### Task prompt
Will you output all of the data below exactly, omitting the images?
***
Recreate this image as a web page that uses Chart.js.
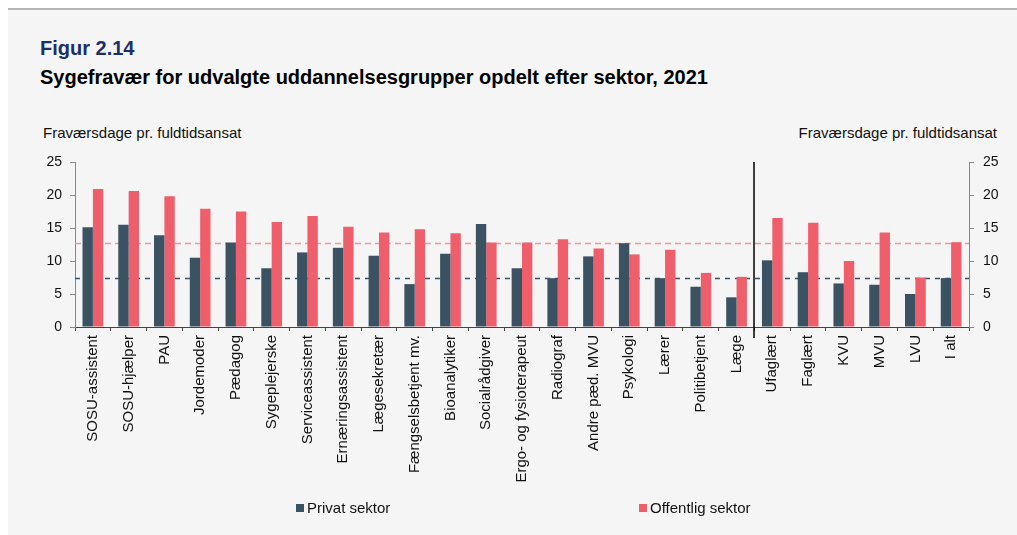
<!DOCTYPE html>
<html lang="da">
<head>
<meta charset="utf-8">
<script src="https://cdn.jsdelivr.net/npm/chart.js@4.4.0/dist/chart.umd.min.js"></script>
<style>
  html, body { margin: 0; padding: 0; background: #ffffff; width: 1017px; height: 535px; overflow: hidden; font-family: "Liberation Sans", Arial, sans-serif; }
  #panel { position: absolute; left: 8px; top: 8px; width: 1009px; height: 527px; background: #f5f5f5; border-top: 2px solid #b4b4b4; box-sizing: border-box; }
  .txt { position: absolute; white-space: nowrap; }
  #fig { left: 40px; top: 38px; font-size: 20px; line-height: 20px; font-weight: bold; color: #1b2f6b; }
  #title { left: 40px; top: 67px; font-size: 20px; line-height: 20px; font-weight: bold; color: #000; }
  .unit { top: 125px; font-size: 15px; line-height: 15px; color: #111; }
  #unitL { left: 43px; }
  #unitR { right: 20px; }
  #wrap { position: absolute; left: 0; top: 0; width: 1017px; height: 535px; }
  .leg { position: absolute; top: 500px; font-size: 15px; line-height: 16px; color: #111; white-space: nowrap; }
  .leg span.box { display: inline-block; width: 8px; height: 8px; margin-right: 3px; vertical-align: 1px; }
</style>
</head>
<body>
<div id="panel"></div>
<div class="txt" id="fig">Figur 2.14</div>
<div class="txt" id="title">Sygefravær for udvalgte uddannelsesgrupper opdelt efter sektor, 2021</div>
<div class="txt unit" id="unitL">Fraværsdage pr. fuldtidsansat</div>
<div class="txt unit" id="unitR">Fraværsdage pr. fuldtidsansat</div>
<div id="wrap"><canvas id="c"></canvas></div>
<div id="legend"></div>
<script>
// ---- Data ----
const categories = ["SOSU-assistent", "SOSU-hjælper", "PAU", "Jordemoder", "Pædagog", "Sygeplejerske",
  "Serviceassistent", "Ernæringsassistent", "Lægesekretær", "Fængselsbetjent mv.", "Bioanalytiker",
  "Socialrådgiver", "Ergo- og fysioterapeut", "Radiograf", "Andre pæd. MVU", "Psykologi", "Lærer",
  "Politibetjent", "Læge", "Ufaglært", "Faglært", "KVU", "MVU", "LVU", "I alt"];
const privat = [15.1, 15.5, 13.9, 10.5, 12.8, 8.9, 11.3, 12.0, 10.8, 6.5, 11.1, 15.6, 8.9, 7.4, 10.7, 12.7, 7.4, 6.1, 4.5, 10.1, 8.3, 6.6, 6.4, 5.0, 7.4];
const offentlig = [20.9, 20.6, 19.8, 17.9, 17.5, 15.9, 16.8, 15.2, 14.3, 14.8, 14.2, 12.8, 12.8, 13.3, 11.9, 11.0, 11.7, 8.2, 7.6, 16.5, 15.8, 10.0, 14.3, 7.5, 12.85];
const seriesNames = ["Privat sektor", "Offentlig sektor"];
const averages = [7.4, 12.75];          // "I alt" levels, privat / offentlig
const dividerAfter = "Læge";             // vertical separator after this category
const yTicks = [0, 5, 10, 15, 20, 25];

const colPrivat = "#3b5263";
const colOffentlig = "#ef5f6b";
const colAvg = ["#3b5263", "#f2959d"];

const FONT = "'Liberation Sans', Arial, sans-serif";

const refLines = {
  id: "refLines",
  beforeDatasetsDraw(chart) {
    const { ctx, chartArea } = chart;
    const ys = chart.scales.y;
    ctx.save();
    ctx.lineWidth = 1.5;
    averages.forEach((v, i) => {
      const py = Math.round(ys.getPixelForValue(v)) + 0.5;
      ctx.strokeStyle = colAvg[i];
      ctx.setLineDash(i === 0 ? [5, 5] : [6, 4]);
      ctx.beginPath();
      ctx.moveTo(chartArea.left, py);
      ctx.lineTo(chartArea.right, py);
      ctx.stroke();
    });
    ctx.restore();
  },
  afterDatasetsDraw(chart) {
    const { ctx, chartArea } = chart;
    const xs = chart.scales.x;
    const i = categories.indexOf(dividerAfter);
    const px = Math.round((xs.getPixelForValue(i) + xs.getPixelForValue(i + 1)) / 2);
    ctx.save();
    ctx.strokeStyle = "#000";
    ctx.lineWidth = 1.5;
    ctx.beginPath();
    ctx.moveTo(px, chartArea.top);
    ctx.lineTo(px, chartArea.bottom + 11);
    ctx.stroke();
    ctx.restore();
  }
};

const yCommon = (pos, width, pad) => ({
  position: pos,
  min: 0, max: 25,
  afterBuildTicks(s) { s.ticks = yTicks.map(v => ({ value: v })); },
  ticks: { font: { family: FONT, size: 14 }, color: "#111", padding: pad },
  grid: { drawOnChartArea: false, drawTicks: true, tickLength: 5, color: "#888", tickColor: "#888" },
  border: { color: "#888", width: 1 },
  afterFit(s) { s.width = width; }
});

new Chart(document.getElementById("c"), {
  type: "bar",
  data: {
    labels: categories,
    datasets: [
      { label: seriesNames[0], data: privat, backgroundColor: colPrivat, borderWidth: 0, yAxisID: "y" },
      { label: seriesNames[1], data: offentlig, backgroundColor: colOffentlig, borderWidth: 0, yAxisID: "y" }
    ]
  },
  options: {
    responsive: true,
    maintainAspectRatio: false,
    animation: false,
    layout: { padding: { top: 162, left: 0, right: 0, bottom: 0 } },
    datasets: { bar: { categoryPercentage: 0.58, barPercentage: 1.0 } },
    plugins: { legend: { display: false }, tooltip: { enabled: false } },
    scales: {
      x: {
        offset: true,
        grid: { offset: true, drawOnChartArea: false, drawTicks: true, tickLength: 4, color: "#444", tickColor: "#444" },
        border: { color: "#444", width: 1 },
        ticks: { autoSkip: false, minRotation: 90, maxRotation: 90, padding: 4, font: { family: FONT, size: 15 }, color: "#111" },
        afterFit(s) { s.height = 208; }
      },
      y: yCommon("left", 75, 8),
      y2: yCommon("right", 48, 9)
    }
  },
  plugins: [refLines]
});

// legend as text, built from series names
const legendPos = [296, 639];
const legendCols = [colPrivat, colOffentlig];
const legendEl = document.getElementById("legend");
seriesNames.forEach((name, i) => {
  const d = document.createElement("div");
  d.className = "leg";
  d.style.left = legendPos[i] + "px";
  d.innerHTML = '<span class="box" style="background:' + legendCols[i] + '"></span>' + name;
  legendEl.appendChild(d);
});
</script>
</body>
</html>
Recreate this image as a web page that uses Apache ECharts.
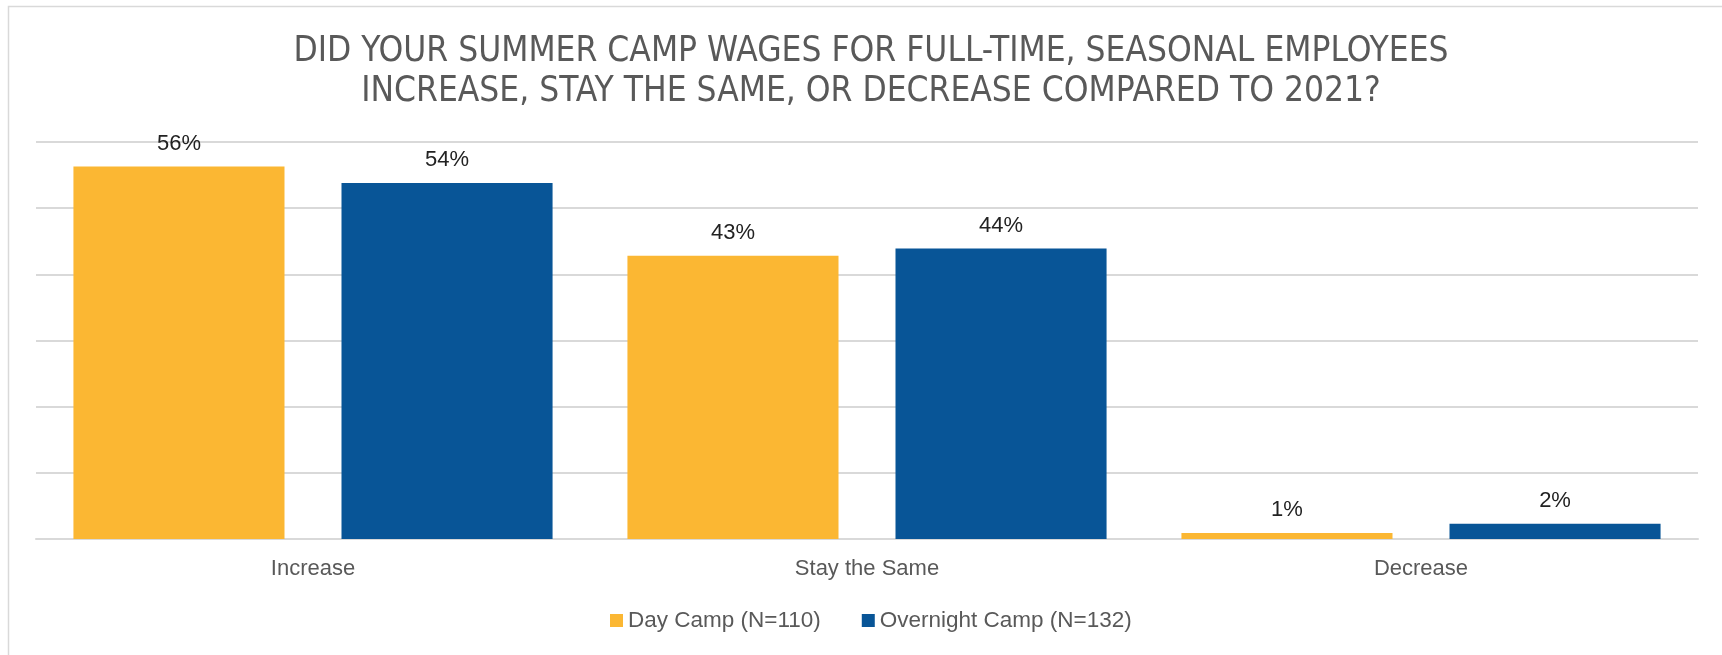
***
### Output of the exercise
Recreate this image as a web page that uses Chart.js.
<!DOCTYPE html>
<html lang="da">
<head>
<meta charset="utf-8">
<script src="https://cdn.jsdelivr.net/npm/chart.js@4.4.0/dist/chart.umd.min.js"></script>
<style>
  html, body { margin: 0; padding: 0; background: #ffffff; width: 1017px; height: 535px; overflow: hidden; font-family: "Liberation Sans", Arial, sans-serif; }
  #panel { position: absolute; left: 8px; top: 8px; width: 1009px; height: 527px; background: #f5f5f5; border-top: 2px solid #b4b4b4; box-sizing: border-box; }
  .txt { position: absolute; white-space: nowrap; }
  #fig { left: 40px; top: 38px; font-size: 20px; line-height: 20px; font-weight: bold; color: #1b2f6b; }
  #title { left: 40px; top: 67px; font-size: 20px; line-height: 20px; font-weight: bold; color: #000; }
  .unit { top: 125px; font-size: 15px; line-height: 15px; color: #111; }
  #unitL { left: 43px; }
  #unitR { right: 20px; }
  #wrap { position: absolute; left: 0; top: 0; width: 1017px; height: 535px; }
  .leg { position: absolute; top: 500px; font-size: 15px; line-height: 16px; color: #111; white-space: nowrap; }
  .leg span.box { display: inline-block; width: 8px; height: 8px; margin-right: 3px; vertical-align: 1px; }
</style>
</head>
<body>
<div id="panel"></div>
<div class="txt" id="fig">Figur 2.14</div>
<div class="txt" id="title">Sygefravær for udvalgte uddannelsesgrupper opdelt efter sektor, 2021</div>
<div class="txt unit" id="unitL">Fraværsdage pr. fuldtidsansat</div>
<div class="txt unit" id="unitR">Fraværsdage pr. fuldtidsansat</div>
<div id="wrap"><canvas id="c"></canvas></div>
<div id="legend"></div>
<script>
// ---- Data ----
const categories = ["SOSU-assistent", "SOSU-hjælper", "PAU", "Jordemoder", "Pædagog", "Sygeplejerske",
  "Serviceassistent", "Ernæringsassistent", "Lægesekretær", "Fængselsbetjent mv.", "Bioanalytiker",
  "Socialrådgiver", "Ergo- og fysioterapeut", "Radiograf", "Andre pæd. MVU", "Psykologi", "Lærer",
  "Politibetjent", "Læge", "Ufaglært", "Faglært", "KVU", "MVU", "LVU", "I alt"];
const privat = [15.1, 15.5, 13.9, 10.5, 12.8, 8.9, 11.3, 12.0, 10.8, 6.5, 11.1, 15.6, 8.9, 7.4, 10.7, 12.7, 7.4, 6.1, 4.5, 10.1, 8.3, 6.6, 6.4, 5.0, 7.4];
const offentlig = [20.9, 20.6, 19.8, 17.9, 17.5, 15.9, 16.8, 15.2, 14.3, 14.8, 14.2, 12.8, 12.8, 13.3, 11.9, 11.0, 11.7, 8.2, 7.6, 16.5, 15.8, 10.0, 14.3, 7.5, 12.85];
const seriesNames = ["Privat sektor", "Offentlig sektor"];
const averages = [7.4, 12.75];          // "I alt" levels, privat / offentlig
const dividerAfter = "Læge";             // vertical separator after this category
const yTicks = [0, 5, 10, 15, 20, 25];

const colPrivat = "#3b5263";
const colOffentlig = "#ef5f6b";
const colAvg = ["#3b5263", "#f2959d"];

const FONT = "'Liberation Sans', Arial, sans-serif";

const refLines = {
  id: "refLines",
  beforeDatasetsDraw(chart) {
    const { ctx, chartArea } = chart;
    const ys = chart.scales.y;
    ctx.save();
    ctx.lineWidth = 1.5;
    averages.forEach((v, i) => {
      const py = Math.round(ys.getPixelForValue(v)) + 0.5;
      ctx.strokeStyle = colAvg[i];
      ctx.setLineDash(i === 0 ? [5, 5] : [6, 4]);
      ctx.beginPath();
      ctx.moveTo(chartArea.left, py);
      ctx.lineTo(chartArea.right, py);
      ctx.stroke();
    });
    ctx.restore();
  },
  afterDatasetsDraw(chart) {
    const { ctx, chartArea } = chart;
    const xs = chart.scales.x;
    const i = categories.indexOf(dividerAfter);
    const px = Math.round((xs.getPixelForValue(i) + xs.getPixelForValue(i + 1)) / 2);
    ctx.save();
    ctx.strokeStyle = "#000";
    ctx.lineWidth = 1.5;
    ctx.beginPath();
    ctx.moveTo(px, chartArea.top);
    ctx.lineTo(px, chartArea.bottom + 11);
    ctx.stroke();
    ctx.restore();
  }
};

const yCommon = (pos, width, pad) => ({
  position: pos,
  min: 0, max: 25,
  afterBuildTicks(s) { s.ticks = yTicks.map(v => ({ value: v })); },
  ticks: { font: { family: FONT, size: 14 }, color: "#111", padding: pad },
  grid: { drawOnChartArea: false, drawTicks: true, tickLength: 5, color: "#888", tickColor: "#888" },
  border: { color: "#888", width: 1 },
  afterFit(s) { s.width = width; }
});

new Chart(document.getElementById("c"), {
  type: "bar",
  data: {
    labels: categories,
    datasets: [
      { label: seriesNames[0], data: privat, backgroundColor: colPrivat, borderWidth: 0, yAxisID: "y" },
      { label: seriesNames[1], data: offentlig, backgroundColor: colOffentlig, borderWidth: 0, yAxisID: "y" }
    ]
  },
  options: {
    responsive: true,
    maintainAspectRatio: false,
    animation: false,
    layout: { padding: { top: 162, left: 0, right: 0, bottom: 0 } },
    datasets: { bar: { categoryPercentage: 0.58, barPercentage: 1.0 } },
    plugins: { legend: { display: false }, tooltip: { enabled: false } },
    scales: {
      x: {
        offset: true,
        grid: { offset: true, drawOnChartArea: false, drawTicks: true, tickLength: 4, color: "#444", tickColor: "#444" },
        border: { color: "#444", width: 1 },
        ticks: { autoSkip: false, minRotation: 90, maxRotation: 90, padding: 4, font: { family: FONT, size: 15 }, color: "#111" },
        afterFit(s) { s.height = 208; }
      },
      y: yCommon("left", 75, 8),
      y2: yCommon("right", 48, 9)
    }
  },
  plugins: [refLines]
});

// legend as text, built from series names
const legendPos = [296, 639];
const legendCols = [colPrivat, colOffentlig];
const legendEl = document.getElementById("legend");
seriesNames.forEach((name, i) => {
  const d = document.createElement("div");
  d.className = "leg";
  d.style.left = legendPos[i] + "px";
  d.innerHTML = '<span class="box" style="background:' + legendCols[i] + '"></span>' + name;
  legendEl.appendChild(d);
});
</script>
</body>
</html>
Recreate this image as a web page that uses Apache ECharts.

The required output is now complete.